Imagine my surprise when I did a disk speed benchmark using the excellent (and free) AJA System Test. According to this program, Drobo 1 (with the slower drives) has a write speed of around 24MB/s and a read speed of around 25MB/s. (It varies slightly between subsequent reruns of the test, but these numbers are good enough for this article.)

Drobo 2 (with the four matching faster drives) is probably going to be faster, right? Or at the very least, the same speed if Drobo itself is a bottleneck. So imagine my surprise when Drobo 1 cranked out about half speed – 13MB/s write and 12MB/s read!

What gives? I re-ran the test a number of times on the different virtual drives (each Drobo is configured to show five 1TB volumes, currently). I even went as far as plugging a single Drobo directly to the MacBook and testing, and doing the same with the other one. I kept getting about half speed on the second unit.

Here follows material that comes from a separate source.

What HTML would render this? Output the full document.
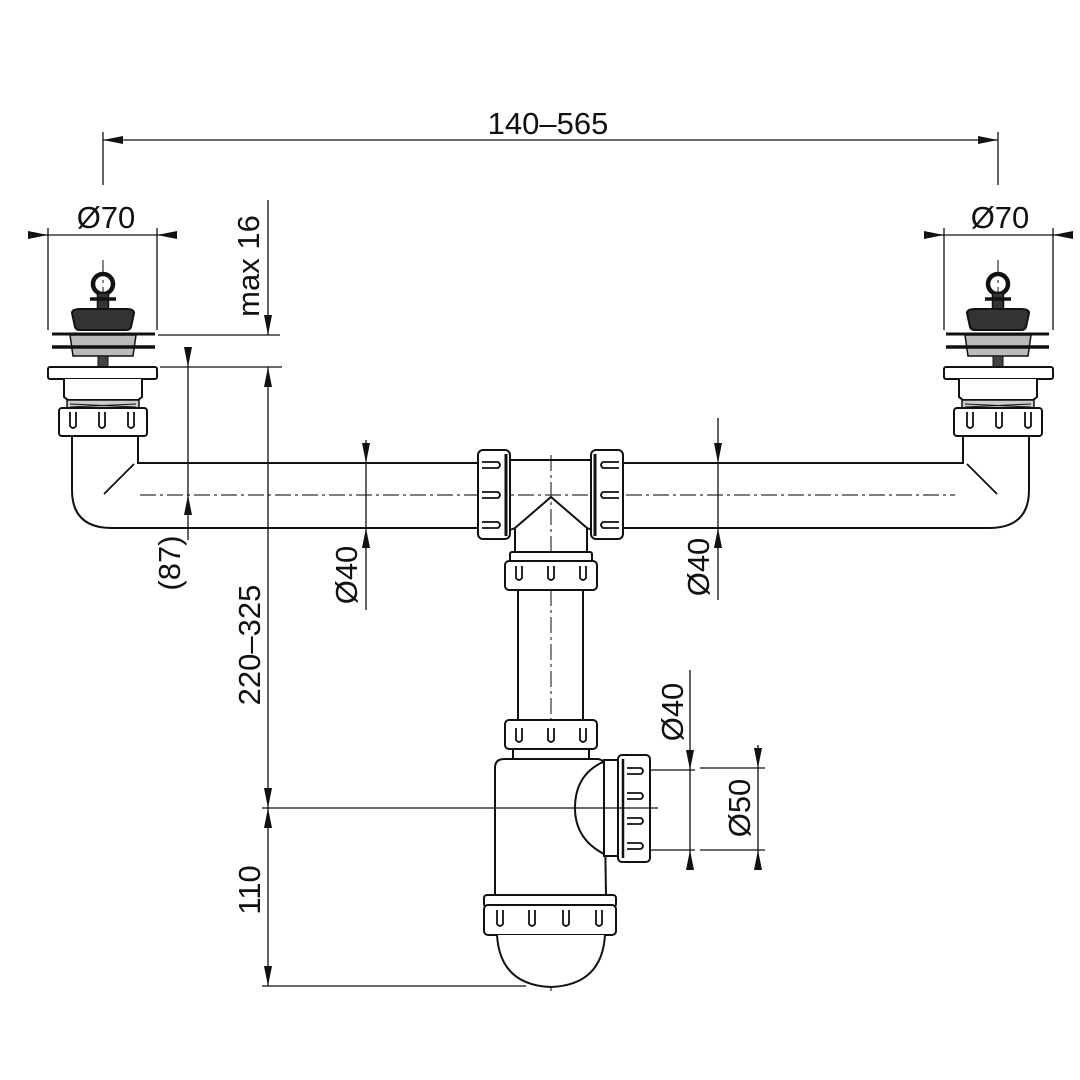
<!DOCTYPE html>
<html><head><meta charset="utf-8"><style>
html,body{margin:0;padding:0;background:#fff;}
svg{display:block}
text{font-family:"Liberation Sans",sans-serif;font-size:31px;fill:#111}
</style></head><body>
<svg width="1080" height="1080" viewBox="0 0 1080 1080" xmlns="http://www.w3.org/2000/svg">
<defs>
<marker id="a" viewBox="0 0 20 8" refX="20" refY="4" markerWidth="20" markerHeight="8" markerUnits="userSpaceOnUse" orient="auto-start-reverse">
<path d="M0,0 L20,4 L0,8 Z" fill="#111"/></marker>
<g id="str" stroke="#111" stroke-width="2" fill="#fff">
  <circle cx="103" cy="284" r="10" fill="none" stroke-width="4.5"/>
  <rect x="97.5" y="293" width="11" height="16" fill="#333" stroke-width="1.5"/>
  <path d="M90,299 h26" stroke-width="3.5"/>
  <path d="M72,313 Q72,309 80,309 H126 Q134,309 134,313 L131,327 Q130,330 126,330 H80 Q76,330 75,327 Z" fill="#333"/>
  <path d="M70,335 H136 L133,356 H73 Z" fill="#bbb" stroke-width="1.5"/>
  <line x1="52" y1="334" x2="155" y2="334" stroke-width="3"/>
  <line x1="52" y1="347" x2="155" y2="347" stroke-width="3.5"/>
  <rect x="98" y="356" width="10" height="11" fill="#444" stroke-width="1"/>
  <rect x="48" y="367" width="109" height="12" rx="2"/>
  <path d="M64,379 V397 L68,400 H138 L142,397 V379"/>
  <rect x="67" y="400" width="72" height="10" fill="#ccc" stroke-width="1.5"/>
  <path d="M70,404 L136,407 M70,407 L136,404" stroke-width="1"/>
  <rect x="59" y="408" width="88" height="28" rx="3"/>
  <path d="M70,412 v14 q3,4 6,0 v-14 M99,412 v14 q3,4 6,0 v-14 M128,412 v14 q3,4 6,0 v-14" fill="none" stroke-width="1.8"/>
  <path d="M72,436 V490 Q72,528 112,528 H478 M138,436 V463 H478" fill="none"/>
  <line x1="134" y1="464" x2="104" y2="494" stroke-width="1.8"/>
  <rect x="478" y="450" width="32" height="89" rx="5"/>
  <line x1="506" y1="454" x2="506" y2="536" stroke-width="3"/>
  <path d="M482,462 h16 q4,3 0,6 h-16 M482,492 h16 q4,3 0,6 h-16 M482,522 h16 q4,3 0,6 h-16" fill="none" stroke-width="1.8"/>
</g>
</defs>

<g stroke="#333" stroke-width="1.2" stroke-dasharray="16,4,3,4" fill="none">
  <line x1="140" y1="495" x2="955" y2="495"/>
  <line x1="551" y1="455" x2="551" y2="995"/>
  <line x1="103" y1="260" x2="103" y2="430"/>
  <line x1="998" y1="260" x2="998" y2="430"/>
</g>

<use href="#str"/>
<use href="#str" transform="translate(1101,0) scale(-1,1)"/>

<g stroke="#111" stroke-width="2" fill="#fff">
  <path d="M510,460 H592 M510,530 L515,528 L551,497 L587,528 L592,530" fill="none"/>
  <path d="M515,528 V555 M587,528 V555" fill="none"/>
  <rect x="510" y="552" width="82" height="10" rx="2"/>
  <rect x="505" y="561" width="92" height="29" rx="4"/>
  <path d="M516,566 v12 q3,4 6,0 v-12 M548,566 v12 q3,4 6,0 v-12 M580,566 v12 q3,4 6,0 v-12" fill="none" stroke-width="1.8"/>
  <path d="M518,590 V720 M583,590 V720" fill="none"/>
  <rect x="505" y="720" width="92" height="29" rx="4"/>
  <path d="M516,728 v12 q3,4 6,0 v-12 M548,728 v12 q3,4 6,0 v-12 M580,728 v12 q3,4 6,0 v-12" fill="none" stroke-width="1.8"/>
  <rect x="513" y="749" width="76" height="10"/>
  <path d="M495,895 V768 Q495,759 504,759 H598 Q606,760 604,770 L606,895 Z"/>
  <path d="M603,762 Q575,775 575,808 Q575,840 606,855" fill="none"/>
  <rect x="604" y="760" width="16" height="96" fill="#fff"/>
  <rect x="618" y="755" width="32" height="107" rx="4"/>
  <line x1="623" y1="759" x2="623" y2="858" stroke-width="2.5"/>
  <path d="M627,768 h14 q4,3 0,6 h-14 M627,793 h14 q4,3 0,6 h-14 M627,818 h14 q4,3 0,6 h-14 M627,843 h14 q4,3 0,6 h-14" fill="none" stroke-width="1.8"/>
  <rect x="484" y="895" width="132" height="12" rx="3"/>
  <rect x="484" y="905" width="132" height="30" rx="4"/>
  <path d="M497,910 v14 q3,4 6,0 v-14 M529,910 v14 q3,4 6,0 v-14 M563,910 v14 q3,4 6,0 v-14 M596,910 v14 q3,4 6,0 v-14" fill="none" stroke-width="1.8"/>
  <path d="M497,935 Q500,985 551,987 Q602,985 605,935" />
</g>

<g stroke="#111" stroke-width="1.3" fill="none">
  <line x1="103" y1="140" x2="998" y2="140" marker-start="url(#a)" marker-end="url(#a)"/>
  <line x1="103" y1="132" x2="103" y2="185"/>
  <line x1="998" y1="132" x2="998" y2="185"/>

  <line x1="36" y1="235" x2="48" y2="235" marker-end="url(#a)"/>
  <line x1="48" y1="235" x2="157" y2="235"/>
  <line x1="174" y1="235" x2="157" y2="235" marker-end="url(#a)"/>
  <line x1="48" y1="228" x2="48" y2="330"/>
  <line x1="157" y1="228" x2="157" y2="330"/>

  <line x1="931" y1="235" x2="944" y2="235" marker-end="url(#a)"/>
  <line x1="944" y1="235" x2="1053" y2="235"/>
  <line x1="1066" y1="235" x2="1053" y2="235" marker-end="url(#a)"/>
  <line x1="944" y1="228" x2="944" y2="330"/>
  <line x1="1053" y1="228" x2="1053" y2="330"/>

  <line x1="268" y1="200" x2="268" y2="335" marker-end="url(#a)"/>
  <line x1="158" y1="335" x2="280" y2="335"/>
  <line x1="160" y1="367" x2="282" y2="367"/>
  <line x1="268" y1="367" x2="268" y2="808" marker-start="url(#a)" marker-end="url(#a)"/>
  <line x1="268" y1="808" x2="268" y2="986" marker-start="url(#a)" marker-end="url(#a)"/>
  <line x1="262" y1="808" x2="658" y2="808"/>
  <line x1="262" y1="986" x2="526" y2="986"/>

  <line x1="188" y1="347" x2="188" y2="367" marker-end="url(#a)"/>
  <line x1="188" y1="367" x2="188" y2="495"/>
  <line x1="188" y1="540" x2="188" y2="495" marker-end="url(#a)"/>

  <line x1="366" y1="440" x2="366" y2="463" marker-end="url(#a)"/>
  <line x1="366" y1="463" x2="366" y2="528"/>
  <line x1="366" y1="610" x2="366" y2="528" marker-end="url(#a)"/>
  <line x1="718" y1="418" x2="718" y2="463" marker-end="url(#a)"/>
  <line x1="718" y1="463" x2="718" y2="528"/>
  <line x1="718" y1="600" x2="718" y2="528" marker-end="url(#a)"/>

  <line x1="690" y1="670" x2="690" y2="770" marker-end="url(#a)"/>
  <line x1="690" y1="770" x2="690" y2="850"/>
  <line x1="690" y1="870" x2="690" y2="850" marker-end="url(#a)"/>
  <line x1="650" y1="770" x2="695" y2="770"/>
  <line x1="650" y1="850" x2="695" y2="850"/>
  <line x1="758" y1="745" x2="758" y2="768" marker-end="url(#a)"/>
  <line x1="758" y1="768" x2="758" y2="850"/>
  <line x1="758" y1="868" x2="758" y2="850" marker-end="url(#a)"/>
  <line x1="700" y1="768" x2="765" y2="768"/>
  <line x1="700" y1="850" x2="765" y2="850"/>
</g>

<text x="548" y="134" text-anchor="middle">140–565</text>
<text x="106" y="228" text-anchor="middle">Ø70</text>
<text x="1000" y="228" text-anchor="middle">Ø70</text>
<text transform="translate(259,266) rotate(-90)" text-anchor="middle">max 16</text>
<text transform="translate(180,563) rotate(-90)" text-anchor="middle">(87)</text>
<text transform="translate(260,645) rotate(-90)" text-anchor="middle">220–325</text>
<text transform="translate(260,890) rotate(-90)" text-anchor="middle">110</text>
<text transform="translate(357,575) rotate(-90)" text-anchor="middle">Ø40</text>
<text transform="translate(709,567) rotate(-90)" text-anchor="middle">Ø40</text>
<text transform="translate(683,712) rotate(-90)" text-anchor="middle">Ø40</text>
<text transform="translate(750,808) rotate(-90)" text-anchor="middle">Ø50</text>
</svg>
</body></html>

I know the Drobo supposedly slows down when it is full, so I did some searching. Drobo 1 was in the green (after upgrading three of the 1.5TB drives to 2TB), and Drobo 2 was showing yellow.

A quick search at the Drobo website shows that they claim a slowdown happens when it goes red, due to extra work being done by the unit to find room for data. Should this also affect read speed? And neither of my units were red.

As an experiement, I moved even more data off the yellow Drobo 2, until it was also green.

I re-ran the speed test and saw only a very minor increase in speed.

So a day later I decided to create this blog entry hoping someone else may find it in a Google search and give me some thoughts on what is going on here.

But as I run the test right now, I find that both Drobos are back to reading and writing around 25 MB/s! Huh? I still expect the one with the “slower” drives to be slower, but perhaps Drobo itself is a bottleneck and faster drives really don’t help much.

What happened to return the speed after a week of slowness? Perhaps Drobo is migrating data in the background and moving things around for performance?

Does anyone know how these things work?

Magic sometimes scares me. Especially when it is protecting all my data!